About halfway through Divorce’s pilot episode, Diane (Molly Shannon) shoots a pistol at her husband, Nick (Tracy Letts). The bullet misses him, but he collapses from a heart attack. The question immediately becomes whether or not Diane actually meant to kill Nick, who prior to his near-death experience served his wife a lengthy, condescending birthday toast in front of all of their friends. Diane’s criminal act presages allusions to Divorce’s bigger philosophical notions about the nature of monogamy, commitment, and happiness, but the HBO series never comes to any concrete or even ruminative conclusions about these matters.

Divorce isn’t about Diane and Nick, but rather their close friends, Robert (Thomas Haden Church) and Frances (Sarah Jessica Parker), who, as a direct result of the shooting incident, finally decides to pull the figurative trigger and ask Robert for a divorce.
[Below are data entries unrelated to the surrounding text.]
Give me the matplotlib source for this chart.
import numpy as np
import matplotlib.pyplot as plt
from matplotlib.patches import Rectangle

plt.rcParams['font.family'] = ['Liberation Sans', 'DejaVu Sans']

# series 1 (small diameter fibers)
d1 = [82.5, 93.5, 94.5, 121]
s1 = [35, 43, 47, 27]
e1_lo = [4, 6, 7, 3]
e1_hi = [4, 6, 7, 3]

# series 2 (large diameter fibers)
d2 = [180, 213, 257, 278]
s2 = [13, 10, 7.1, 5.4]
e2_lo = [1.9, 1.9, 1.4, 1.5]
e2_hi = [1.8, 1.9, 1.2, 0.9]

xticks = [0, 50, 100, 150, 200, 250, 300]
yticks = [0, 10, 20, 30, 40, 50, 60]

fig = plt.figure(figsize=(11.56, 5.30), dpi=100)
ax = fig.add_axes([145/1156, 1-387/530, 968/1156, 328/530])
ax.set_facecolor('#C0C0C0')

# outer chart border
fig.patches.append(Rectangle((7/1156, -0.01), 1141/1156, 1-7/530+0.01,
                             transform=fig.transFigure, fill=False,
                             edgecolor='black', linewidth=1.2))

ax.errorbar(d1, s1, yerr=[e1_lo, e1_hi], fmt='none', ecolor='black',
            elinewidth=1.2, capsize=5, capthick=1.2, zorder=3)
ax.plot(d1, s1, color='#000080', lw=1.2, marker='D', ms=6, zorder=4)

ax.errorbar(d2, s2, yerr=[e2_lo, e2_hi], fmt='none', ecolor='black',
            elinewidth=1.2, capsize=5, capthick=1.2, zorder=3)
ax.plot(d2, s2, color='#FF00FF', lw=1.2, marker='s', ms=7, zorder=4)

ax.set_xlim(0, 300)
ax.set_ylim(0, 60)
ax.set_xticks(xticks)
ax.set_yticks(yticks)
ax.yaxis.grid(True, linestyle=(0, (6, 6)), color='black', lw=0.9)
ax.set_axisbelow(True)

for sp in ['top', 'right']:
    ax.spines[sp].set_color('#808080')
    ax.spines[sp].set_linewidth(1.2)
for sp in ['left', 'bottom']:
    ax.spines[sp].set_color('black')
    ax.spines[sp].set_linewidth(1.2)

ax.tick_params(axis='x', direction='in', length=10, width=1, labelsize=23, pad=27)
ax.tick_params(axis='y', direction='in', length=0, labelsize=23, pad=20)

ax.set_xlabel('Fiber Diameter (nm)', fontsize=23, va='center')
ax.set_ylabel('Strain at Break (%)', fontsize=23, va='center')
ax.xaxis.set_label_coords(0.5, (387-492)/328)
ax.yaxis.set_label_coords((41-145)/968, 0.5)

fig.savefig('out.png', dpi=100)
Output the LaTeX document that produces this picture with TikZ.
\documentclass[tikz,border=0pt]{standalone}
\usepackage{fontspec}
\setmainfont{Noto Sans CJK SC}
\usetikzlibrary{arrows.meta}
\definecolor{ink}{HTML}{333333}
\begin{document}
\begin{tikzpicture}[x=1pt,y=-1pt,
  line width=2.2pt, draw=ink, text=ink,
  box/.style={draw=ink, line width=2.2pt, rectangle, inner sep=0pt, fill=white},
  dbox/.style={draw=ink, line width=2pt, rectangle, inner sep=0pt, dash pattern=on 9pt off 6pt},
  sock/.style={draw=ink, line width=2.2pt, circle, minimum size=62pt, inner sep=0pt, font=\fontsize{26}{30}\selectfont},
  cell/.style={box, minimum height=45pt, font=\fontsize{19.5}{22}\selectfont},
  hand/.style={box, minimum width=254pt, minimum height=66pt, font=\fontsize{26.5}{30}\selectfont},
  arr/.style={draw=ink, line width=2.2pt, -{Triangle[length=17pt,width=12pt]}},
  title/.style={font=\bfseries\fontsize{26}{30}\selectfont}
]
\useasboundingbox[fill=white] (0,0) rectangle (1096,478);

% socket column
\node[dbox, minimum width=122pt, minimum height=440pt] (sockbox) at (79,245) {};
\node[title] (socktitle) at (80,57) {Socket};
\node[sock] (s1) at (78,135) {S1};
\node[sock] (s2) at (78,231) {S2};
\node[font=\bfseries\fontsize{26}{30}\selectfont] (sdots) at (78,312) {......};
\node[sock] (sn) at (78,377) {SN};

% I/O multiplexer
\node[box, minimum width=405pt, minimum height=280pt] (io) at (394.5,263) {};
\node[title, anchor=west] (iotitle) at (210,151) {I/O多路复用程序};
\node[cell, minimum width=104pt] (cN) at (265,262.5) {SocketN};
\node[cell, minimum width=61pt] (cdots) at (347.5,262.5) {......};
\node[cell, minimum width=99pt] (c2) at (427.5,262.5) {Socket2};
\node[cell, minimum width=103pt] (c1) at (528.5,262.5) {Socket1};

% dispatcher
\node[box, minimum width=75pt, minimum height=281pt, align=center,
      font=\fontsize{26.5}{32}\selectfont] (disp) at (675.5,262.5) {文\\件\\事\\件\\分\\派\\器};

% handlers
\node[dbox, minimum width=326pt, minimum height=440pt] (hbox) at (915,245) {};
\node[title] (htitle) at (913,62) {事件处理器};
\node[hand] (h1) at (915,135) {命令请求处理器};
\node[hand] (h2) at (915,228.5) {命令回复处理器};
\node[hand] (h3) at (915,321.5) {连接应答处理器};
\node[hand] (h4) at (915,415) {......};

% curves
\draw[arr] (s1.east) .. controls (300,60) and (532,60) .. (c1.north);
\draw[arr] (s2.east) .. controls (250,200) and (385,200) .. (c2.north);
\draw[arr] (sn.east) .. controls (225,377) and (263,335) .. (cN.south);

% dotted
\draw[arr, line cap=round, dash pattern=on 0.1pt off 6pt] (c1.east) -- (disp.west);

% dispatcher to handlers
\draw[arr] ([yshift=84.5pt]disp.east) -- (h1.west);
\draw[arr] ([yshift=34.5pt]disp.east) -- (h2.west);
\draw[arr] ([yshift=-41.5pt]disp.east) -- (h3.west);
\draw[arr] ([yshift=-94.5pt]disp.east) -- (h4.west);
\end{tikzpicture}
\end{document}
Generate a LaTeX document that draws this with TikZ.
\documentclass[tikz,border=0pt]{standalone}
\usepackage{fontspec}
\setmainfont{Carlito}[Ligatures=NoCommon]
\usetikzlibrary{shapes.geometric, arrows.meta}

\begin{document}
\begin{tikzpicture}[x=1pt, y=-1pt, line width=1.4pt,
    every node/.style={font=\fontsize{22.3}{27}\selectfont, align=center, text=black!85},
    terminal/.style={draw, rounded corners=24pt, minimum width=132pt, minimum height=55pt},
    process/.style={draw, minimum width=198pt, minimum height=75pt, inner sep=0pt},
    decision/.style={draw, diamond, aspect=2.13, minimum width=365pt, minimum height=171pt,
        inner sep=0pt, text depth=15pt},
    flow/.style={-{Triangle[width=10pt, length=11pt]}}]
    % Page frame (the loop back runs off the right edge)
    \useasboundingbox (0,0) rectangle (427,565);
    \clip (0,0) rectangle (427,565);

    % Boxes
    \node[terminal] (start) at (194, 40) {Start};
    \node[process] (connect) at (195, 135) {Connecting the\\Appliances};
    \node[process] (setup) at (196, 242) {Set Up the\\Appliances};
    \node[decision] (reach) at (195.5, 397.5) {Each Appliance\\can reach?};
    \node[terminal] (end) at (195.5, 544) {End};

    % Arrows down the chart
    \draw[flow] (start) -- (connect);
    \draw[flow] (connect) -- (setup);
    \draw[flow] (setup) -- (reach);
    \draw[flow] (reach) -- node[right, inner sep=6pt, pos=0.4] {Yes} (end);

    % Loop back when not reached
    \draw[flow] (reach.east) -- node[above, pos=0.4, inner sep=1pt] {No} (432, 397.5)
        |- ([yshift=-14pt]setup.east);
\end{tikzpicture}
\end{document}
Frances sees Diane’s marriage as a cautionary tale, to not let annoyance and contempt for one’s partner fester to a point where their death might register as relief, and one expects the series to dig into the grisly process of the titular severing. Instead, the focus turns toward doubt, indecisiveness, and what you might call comical vindictiveness. The show’s paltry laughs and flashes of wit are couched in these two characters casually discussing how much they dislike one another.

Divorce has a clear barometer for humor, though less for empathy. When Robert is blindsided by the news that his wife has been carrying on a secret affair with a Columbia professor, Julian (Jemaine Clement), little time is spent showing him traversing the stages of grief; instead, he’s instantly transformed into a hurtful cynic. Robert vomits from shock a few times, but almost immediately begins putting the screws to his wife, whether by changing the locks on the doors or simply denying her the chance to explain herself. Series creator Sharon Horgan certainly has an interest in Robert and Frances’s bickering and vengefulness, but she seems less concerned with showing us who these people fundamentally are and what brought them to this point.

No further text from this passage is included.